GIVEN TASK. Begin with the first line of the material and write out each line exactly, ending with the line that contains "const yTicksC = [2.2, 2.4, 2.6, 2.8, 3.0, 3.2];". Pictures are not part of the copy.

DATA LINES.
※ ※ ※

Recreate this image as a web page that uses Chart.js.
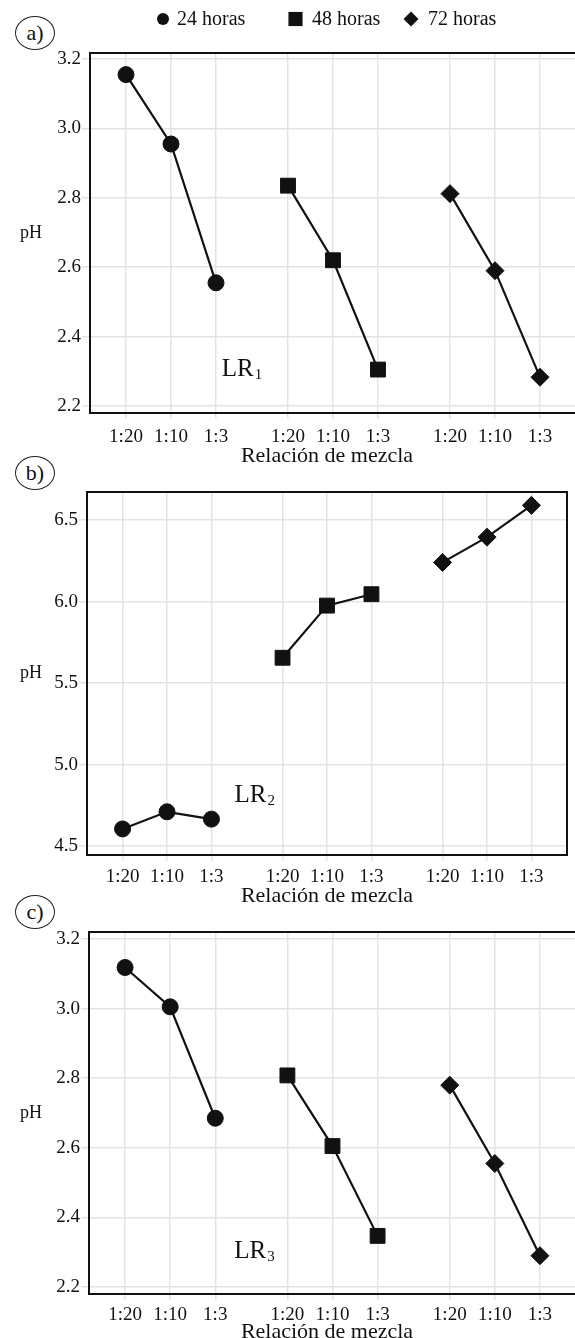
<!DOCTYPE html>
<html>
<head>
<meta charset="utf-8">
<script src="https://cdn.jsdelivr.net/npm/chart.js@4.4.1/dist/chart.umd.min.js"></script>
<style>
  html, body { margin: 0; padding: 0; background: #fff; width: 575px; height: 1338px; overflow: hidden; position: relative; }
  canvas { position: absolute; left: 0; }
  .tag { position: absolute; left: 15px; width: 40px; height: 34px; border: 1px solid #222; border-radius: 50%;
         box-sizing: border-box; font: 22px "Liberation Serif"; color: #111; text-align: center; line-height: 31px; }
</style>
</head>
<body>
<div class="tag" style="top:16px">a)</div>
<div class="tag" style="top:456px">b)</div>
<div class="tag" style="top:895px">c)</div>
<canvas id="chartA" width="577" height="470" style="top:0px"></canvas>
<canvas id="chartB" width="575" height="440" style="top:470px"></canvas>
<canvas id="chartC" width="577" height="435" style="top:910px"></canvas>
<script>
// Datos: pH por relación de mezcla y tiempo
const ratios = ["1:20", "1:10", "1:3"];
const times = ["24 horas", "48 horas", "72 horas"];
const markers = ["circle", "rect", "rectRot"];

const phA24 = [3.155, 2.955, 2.555];
const phA48 = [2.835, 2.62, 2.305];
const phA72 = [2.812, 2.59, 2.283];

const phB24 = [4.605, 4.71, 4.665];
const phB48 = [5.655, 5.975, 6.045];
const phB72 = [6.24, 6.395, 6.59];

const phC24 = [3.118, 3.005, 2.685];
const phC48 = [2.808, 2.605, 2.347];
const phC72 = [2.78, 2.555, 2.29];

const yTicksA = [2.2, 2.4, 2.6, 2.8, 3.0, 3.2];
const yTicksB = [4.5, 5.0, 5.5, 6.0, 6.5];
const yTicksC = [2.2, 2.4, 2.6, 2.8, 3.0, 3.2];

const lrSubs = ["1", "2", "3"];
const lrX = [2.13, 2.52, 2.42];
const lrY = [2.286, 4.77, 2.283];

const groupStep = 3.6; // separación entre grupos de 24, 48 y 72 horas
const serif = "Liberation Serif";
const ink = "#111";
const xTitle = "Relación de mezcla";

function xPos(group, i) {
  return group * groupStep + i;
}

const markerRadius = { circle: 8, rect: 10.5, rectRot: 9 };

// Marco, títulos, LR y leyenda
const extras = {
  id: "extras",
  beforeDatasetsDraw(chart) {
    const { ctx, chartArea: a } = chart;
    ctx.save();
    ctx.strokeStyle = ink;
    ctx.lineWidth = 2;
    ctx.strokeRect(a.left, a.top, a.right - a.left, a.bottom - a.top);
    ctx.restore();
  },
  afterDraw(chart, args, opts) {
    const { ctx, chartArea: a, scales } = chart;
    ctx.save();
    ctx.fillStyle = ink;
    ctx.font = "18px '" + serif + "'";
    ctx.textAlign = "center";
    ctx.textBaseline = "middle";
    ctx.fillText("pH", 31, (a.top + a.bottom) / 2);

    ctx.font = "22px '" + serif + "'";
    ctx.fillText(xTitle, 327, a.bottom + opts.titleGap);

    const x = scales.x.getPixelForValue(opts.lrX);
    const y = scales.y.getPixelForValue(opts.lrY);
    ctx.textAlign = "left";
    ctx.textBaseline = "alphabetic";
    ctx.font = "25px '" + serif + "'";
    ctx.fillText("LR", x, y);
    const w = ctx.measureText("LR").width;
    ctx.font = "15px '" + serif + "'";
    ctx.fillText(opts.lrSub, x + w + 1, y + 3);

    if (opts.legend) {
      const symX = [163, 295.5, 411];
      const txtX = [177, 312, 428];
      const legR = { circle: 6, rect: 10, rectRot: 7.5 };
      times.forEach((t, i) => {
        ctx.fillStyle = ink;
        ctx.strokeStyle = ink;
        Chart.helpers.drawPoint(ctx, { pointStyle: markers[i], radius: legR[markers[i]], rotation: 0, borderWidth: 0 }, symX[i], 19);
        ctx.font = "20px '" + serif + "'";
        ctx.textBaseline = "middle";
        ctx.fillText(t, txtX[i], 20);
      });
    }
    ctx.restore();
  },
};

function makePanel(id, series, yTicks, cfg) {
  const datasets = series.map((vals, g) => ({
    label: times[g],
    data: vals.map((v, i) => ({ x: xPos(g, i), y: v })),
    borderColor: ink,
    borderWidth: 2.2,
    backgroundColor: ink,
    pointStyle: markers[g],
    pointRadius: markerRadius[markers[g]],
    pointBackgroundColor: ink,
    pointBorderColor: ink,
    pointBorderWidth: 1,
    tension: 0,
    clip: false,
  }));

  return new Chart(document.getElementById(id), {
    type: "line",
    data: { datasets: datasets },
    plugins: [extras],
    options: {
      responsive: false,
      animation: false,
      events: [],
      layout: { autoPadding: false, padding: { top: cfg.padTop, right: cfg.padRight, left: 0, bottom: 0 } },
      plugins: {
        legend: { display: false },
        tooltip: { enabled: false },
        extras: { lrX: cfg.lrX, lrY: cfg.lrY, lrSub: cfg.lrSub, legend: cfg.legend, titleGap: cfg.titleGap },
      },
      scales: {
        x: {
          type: "linear",
          min: -0.8,
          max: 10.0,
          afterBuildTicks: (scale) => {
            const ticks = [];
            for (let g = 0; g < 3; g++) {
              for (let i = 0; i < ratios.length; i++) ticks.push({ value: xPos(g, i) });
            }
            scale.ticks = ticks;
          },
          afterFit: (scale) => { scale.height = cfg.xAxisH; },
          ticks: {
            autoSkip: false,
            maxRotation: 0,
            padding: cfg.xTickPad,
            color: ink,
            font: { family: serif, size: 19 },
            callback: (value, index) => ratios[index % 3],
          },
          grid: { color: "#e3e3e3", lineWidth: 1.5, tickLength: 6 },
          border: { display: false },
        },
        y: {
          min: cfg.yMin,
          max: cfg.yMax,
          afterBuildTicks: (scale) => { scale.ticks = yTicks.map((v) => ({ value: v })); },
          afterFit: (scale) => { scale.width = cfg.yAxisW; },
          ticks: {
            padding: 1,
            color: ink,
            font: { family: serif, size: 19 },
            callback: (value) => value.toFixed(1),
          },
          grid: { color: "#e3e3e3", lineWidth: 1.5, tickLength: 8 },
          border: { display: false },
        },
      },
    },
  });
}

makePanel("chartA", [phA24, phA48, phA72], yTicksA, {
  padTop: 53, padRight: 1, yAxisW: 90, xAxisH: 57, xTickPad: 7, titleGap: 43,
  yMin: 2.1798, yMax: 3.2173, lrX: lrX[0], lrY: lrY[0], lrSub: lrSubs[0], legend: true,
});

makePanel("chartB", [phB24, phB48, phB72], yTicksB, {
  padTop: 22, padRight: 8, yAxisW: 87, xAxisH: 55, xTickPad: 5, titleGap: 41,
  yMin: 4.445, yMax: 6.672, lrX: lrX[1], lrY: lrY[1], lrSub: lrSubs[1], legend: false,
});

makePanel("chartC", [phC24, phC48, phC72], yTicksC, {
  padTop: 22, padRight: 1, yAxisW: 89, xAxisH: 51, xTickPad: 4, titleGap: 38,
  yMin: 2.18, yMax: 3.22, lrX: lrX[2], lrY: lrY[2], lrSub: lrSubs[2], legend: false,
});
</script>
</body>
</html>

※ ※ ※

CORRECT OUTPUT.
Recreate this image as a web page that uses Chart.js.
<!DOCTYPE html>
<html>
<head>
<meta charset="utf-8">
<script src="https://cdn.jsdelivr.net/npm/chart.js@4.4.1/dist/chart.umd.min.js"></script>
<style>
  html, body { margin: 0; padding: 0; background: #fff; width: 575px; height: 1338px; overflow: hidden; position: relative; }
  canvas { position: absolute; left: 0; }
  .tag { position: absolute; left: 15px; width: 40px; height: 34px; border: 1px solid #222; border-radius: 50%;
         box-sizing: border-box; font: 22px "Liberation Serif"; color: #111; text-align: center; line-height: 31px; }
</style>
</head>
<body>
<div class="tag" style="top:16px">a)</div>
<div class="tag" style="top:456px">b)</div>
<div class="tag" style="top:895px">c)</div>
<canvas id="chartA" width="577" height="470" style="top:0px"></canvas>
<canvas id="chartB" width="575" height="440" style="top:470px"></canvas>
<canvas id="chartC" width="577" height="435" style="top:910px"></canvas>
<script>
// Datos: pH por relación de mezcla y tiempo
const ratios = ["1:20", "1:10", "1:3"];
const times = ["24 horas", "48 horas", "72 horas"];
const markers = ["circle", "rect", "rectRot"];

const phA24 = [3.155, 2.955, 2.555];
const phA48 = [2.835, 2.62, 2.305];
const phA72 = [2.812, 2.59, 2.283];

const phB24 = [4.605, 4.71, 4.665];
const phB48 = [5.655, 5.975, 6.045];
const phB72 = [6.24, 6.395, 6.59];

const phC24 = [3.118, 3.005, 2.685];
const phC48 = [2.808, 2.605, 2.347];
const phC72 = [2.78, 2.555, 2.29];

const yTicksA = [2.2, 2.4, 2.6, 2.8, 3.0, 3.2];
const yTicksB = [4.5, 5.0, 5.5, 6.0, 6.5];
const yTicksC = [2.2, 2.4, 2.6, 2.8, 3.0, 3.2];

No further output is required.